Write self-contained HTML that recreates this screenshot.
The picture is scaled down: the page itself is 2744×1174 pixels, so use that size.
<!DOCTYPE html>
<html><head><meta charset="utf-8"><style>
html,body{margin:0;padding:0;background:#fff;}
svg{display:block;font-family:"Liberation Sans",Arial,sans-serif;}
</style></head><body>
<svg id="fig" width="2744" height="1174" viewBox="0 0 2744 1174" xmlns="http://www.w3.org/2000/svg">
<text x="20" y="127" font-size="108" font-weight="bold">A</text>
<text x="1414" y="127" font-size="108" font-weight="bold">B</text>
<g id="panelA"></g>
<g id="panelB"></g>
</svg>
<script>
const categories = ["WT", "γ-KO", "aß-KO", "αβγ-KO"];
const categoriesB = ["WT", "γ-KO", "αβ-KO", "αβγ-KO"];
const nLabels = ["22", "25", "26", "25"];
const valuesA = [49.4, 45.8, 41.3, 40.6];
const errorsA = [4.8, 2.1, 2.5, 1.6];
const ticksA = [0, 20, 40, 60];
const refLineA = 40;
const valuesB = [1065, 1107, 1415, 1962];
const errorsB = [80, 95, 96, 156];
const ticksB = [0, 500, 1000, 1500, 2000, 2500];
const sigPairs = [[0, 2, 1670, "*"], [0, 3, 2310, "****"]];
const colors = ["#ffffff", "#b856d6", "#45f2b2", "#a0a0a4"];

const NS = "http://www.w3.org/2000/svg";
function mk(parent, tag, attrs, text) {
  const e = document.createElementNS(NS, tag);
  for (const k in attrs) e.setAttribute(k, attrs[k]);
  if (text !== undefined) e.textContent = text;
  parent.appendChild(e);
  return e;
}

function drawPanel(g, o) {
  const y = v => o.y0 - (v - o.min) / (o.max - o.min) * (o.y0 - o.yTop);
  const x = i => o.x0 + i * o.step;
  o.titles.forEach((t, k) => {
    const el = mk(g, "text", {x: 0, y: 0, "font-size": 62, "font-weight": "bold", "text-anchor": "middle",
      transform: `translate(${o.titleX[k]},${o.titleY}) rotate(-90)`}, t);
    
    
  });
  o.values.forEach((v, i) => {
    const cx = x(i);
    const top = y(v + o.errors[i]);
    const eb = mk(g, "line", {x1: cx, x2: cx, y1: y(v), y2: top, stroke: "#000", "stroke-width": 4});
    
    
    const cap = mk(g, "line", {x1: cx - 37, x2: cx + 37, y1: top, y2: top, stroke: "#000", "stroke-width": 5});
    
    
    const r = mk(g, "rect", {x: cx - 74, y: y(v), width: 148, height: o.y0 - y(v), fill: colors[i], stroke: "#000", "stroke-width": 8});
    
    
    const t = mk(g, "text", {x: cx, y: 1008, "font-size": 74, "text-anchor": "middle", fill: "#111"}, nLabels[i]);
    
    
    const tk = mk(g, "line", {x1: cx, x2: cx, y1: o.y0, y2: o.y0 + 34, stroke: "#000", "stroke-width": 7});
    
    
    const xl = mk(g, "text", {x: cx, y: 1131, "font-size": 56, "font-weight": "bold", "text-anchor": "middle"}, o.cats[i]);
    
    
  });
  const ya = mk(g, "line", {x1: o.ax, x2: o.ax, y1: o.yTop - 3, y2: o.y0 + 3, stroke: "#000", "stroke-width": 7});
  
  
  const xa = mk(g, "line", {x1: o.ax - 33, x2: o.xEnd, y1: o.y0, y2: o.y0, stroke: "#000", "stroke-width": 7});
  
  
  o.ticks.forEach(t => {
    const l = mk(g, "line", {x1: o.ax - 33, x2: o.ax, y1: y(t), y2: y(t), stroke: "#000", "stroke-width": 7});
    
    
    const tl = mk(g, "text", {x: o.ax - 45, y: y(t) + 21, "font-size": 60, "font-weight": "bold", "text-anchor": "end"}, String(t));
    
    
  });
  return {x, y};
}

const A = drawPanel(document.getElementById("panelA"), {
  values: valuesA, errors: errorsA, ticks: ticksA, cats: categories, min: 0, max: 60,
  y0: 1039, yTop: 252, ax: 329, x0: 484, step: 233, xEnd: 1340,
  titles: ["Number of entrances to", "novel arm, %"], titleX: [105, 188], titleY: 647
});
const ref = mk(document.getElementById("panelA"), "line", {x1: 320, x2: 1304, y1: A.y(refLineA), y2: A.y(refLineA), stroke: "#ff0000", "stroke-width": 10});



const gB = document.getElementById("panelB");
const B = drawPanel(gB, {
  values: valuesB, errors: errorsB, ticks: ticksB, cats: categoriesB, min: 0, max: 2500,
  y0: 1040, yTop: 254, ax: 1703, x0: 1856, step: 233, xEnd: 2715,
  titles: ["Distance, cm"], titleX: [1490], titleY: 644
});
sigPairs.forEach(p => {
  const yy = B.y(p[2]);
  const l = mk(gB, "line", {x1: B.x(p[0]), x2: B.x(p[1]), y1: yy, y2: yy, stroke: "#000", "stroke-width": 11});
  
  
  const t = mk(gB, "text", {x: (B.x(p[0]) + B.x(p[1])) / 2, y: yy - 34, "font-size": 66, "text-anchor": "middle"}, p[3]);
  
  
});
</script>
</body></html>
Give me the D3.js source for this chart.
——————————
- **Instructions for the task**
Please restate the records in full, word for word.

- **Solved exercise**
Write self-contained HTML that recreates this screenshot.
The picture is scaled down: the page itself is 2744×1174 pixels, so use that size.
<!DOCTYPE html>
<html><head><meta charset="utf-8"><style>
html,body{margin:0;padding:0;background:#fff;}
svg{display:block;font-family:"Liberation Sans",Arial,sans-serif;}
</style></head><body>
<svg id="fig" width="2744" height="1174" viewBox="0 0 2744 1174" xmlns="http://www.w3.org/2000/svg">
<text x="20" y="127" font-size="108" font-weight="bold">A</text>
<text x="1414" y="127" font-size="108" font-weight="bold">B</text>
<g id="panelA"></g>
<g id="panelB"></g>
</svg>
<script>
const categories = ["WT", "γ-KO", "aß-KO", "αβγ-KO"];
const categoriesB = ["WT", "γ-KO", "αβ-KO", "αβγ-KO"];
const nLabels = ["22", "25", "26", "25"];
const valuesA = [49.4, 45.8, 41.3, 40.6];
const errorsA = [4.8, 2.1, 2.5, 1.6];
const ticksA = [0, 20, 40, 60];
const refLineA = 40;
const valuesB = [1065, 1107, 1415, 1962];
const errorsB = [80, 95, 96, 156];
const ticksB = [0, 500, 1000, 1500, 2000, 2500];
const sigPairs = [[0, 2, 1670, "*"], [0, 3, 2310, "****"]];
const colors = ["#ffffff", "#b856d6", "#45f2b2", "#a0a0a4"];

const NS = "http://www.w3.org/2000/svg";
function mk(parent, tag, attrs, text) {
  const e = document.createElementNS(NS, tag);
  for (const k in attrs) e.setAttribute(k, attrs[k]);
  if (text !== undefined) e.textContent = text;
  parent.appendChild(e);
  return e;
}

function drawPanel(g, o) {
  const y = v => o.y0 - (v - o.min) / (o.max - o.min) * (o.y0 - o.yTop);
  const x = i => o.x0 + i * o.step;
  o.titles.forEach((t, k) => {
    const el = mk(g, "text", {x: 0, y: 0, "font-size": 62, "font-weight": "bold", "text-anchor": "middle",
      transform: `translate(${o.titleX[k]},${o.titleY}) rotate(-90)`}, t);
    
    
  });
  o.values.forEach((v, i) => {
    const cx = x(i);
    const top = y(v + o.errors[i]);
    const eb = mk(g, "line", {x1: cx, x2: cx, y1: y(v), y2: top, stroke: "#000", "stroke-width": 4});
    
    
    const cap = mk(g, "line", {x1: cx - 37, x2: cx + 37, y1: top, y2: top, stroke: "#000", "stroke-width": 5});
    
    
    const r = mk(g, "rect", {x: cx - 74, y: y(v), width: 148, height: o.y0 - y(v), fill: colors[i], stroke: "#000", "stroke-width": 8});
    
    
    const t = mk(g, "text", {x: cx, y: 1008, "font-size": 74, "text-anchor": "middle", fill: "#111"}, nLabels[i]);
    
    
    const tk = mk(g, "line", {x1: cx, x2: cx, y1: o.y0, y2: o.y0 + 34, stroke: "#000", "stroke-width": 7});
    
    
    const xl = mk(g, "text", {x: cx, y: 1131, "font-size": 56, "font-weight": "bold", "text-anchor": "middle"}, o.cats[i]);
    
    
  });
  const ya = mk(g, "line", {x1: o.ax, x2: o.ax, y1: o.yTop - 3, y2: o.y0 + 3, stroke: "#000", "stroke-width": 7});
  
  
  const xa = mk(g, "line", {x1: o.ax - 33, x2: o.xEnd, y1: o.y0, y2: o.y0, stroke: "#000", "stroke-width": 7});
  
  
  o.ticks.forEach(t => {
    const l = mk(g, "line", {x1: o.ax - 33, x2: o.ax, y1: y(t), y2: y(t), stroke: "#000", "stroke-width": 7});
    
    
    const tl = mk(g, "text", {x: o.ax - 45, y: y(t) + 21, "font-size": 60, "font-weight": "bold", "text-anchor": "end"}, String(t));
    
    
  });
  return {x, y};
}

const A = drawPanel(document.getElementById("panelA"), {
  values: valuesA, errors: errorsA, ticks: ticksA, cats: categories, min: 0, max: 60,
  y0: 1039, yTop: 252, ax: 329, x0: 484, step: 233, xEnd: 1340,
  titles: ["Number of entrances to", "novel arm, %"], titleX: [105, 188], titleY: 647
});
const ref = mk(document.getElementById("panelA"), "line", {x1: 320, x2: 1304, y1: A.y(refLineA), y2: A.y(refLineA), stroke: "#ff0000", "stroke-width": 10});



const gB = document.getElementById("panelB");
const B = drawPanel(gB, {
  values: valuesB, errors: errorsB, ticks: ticksB, cats: categoriesB, min: 0, max: 2500,
  y0: 1040, yTop: 254, ax: 1703, x0: 1856, step: 233, xEnd: 2715,
  titles: ["Distance, cm"], titleX: [1490], titleY: 644
});
sigPairs.forEach(p => {
  const yy = B.y(p[2]);
  const l = mk(gB, "line", {x1: B.x(p[0]), x2: B.x(p[1]), y1: yy, y2: yy, stroke: "#000", "stroke-width": 11});
  
  
  const t = mk(gB, "text", {x: (B.x(p[0]) + B.x(p[1])) / 2, y: yy - 34, "font-size": 66, "text-anchor": "middle"}, p[3]);
  
  
});
</script>
</body></html>
Give me the D3.js source for this chart.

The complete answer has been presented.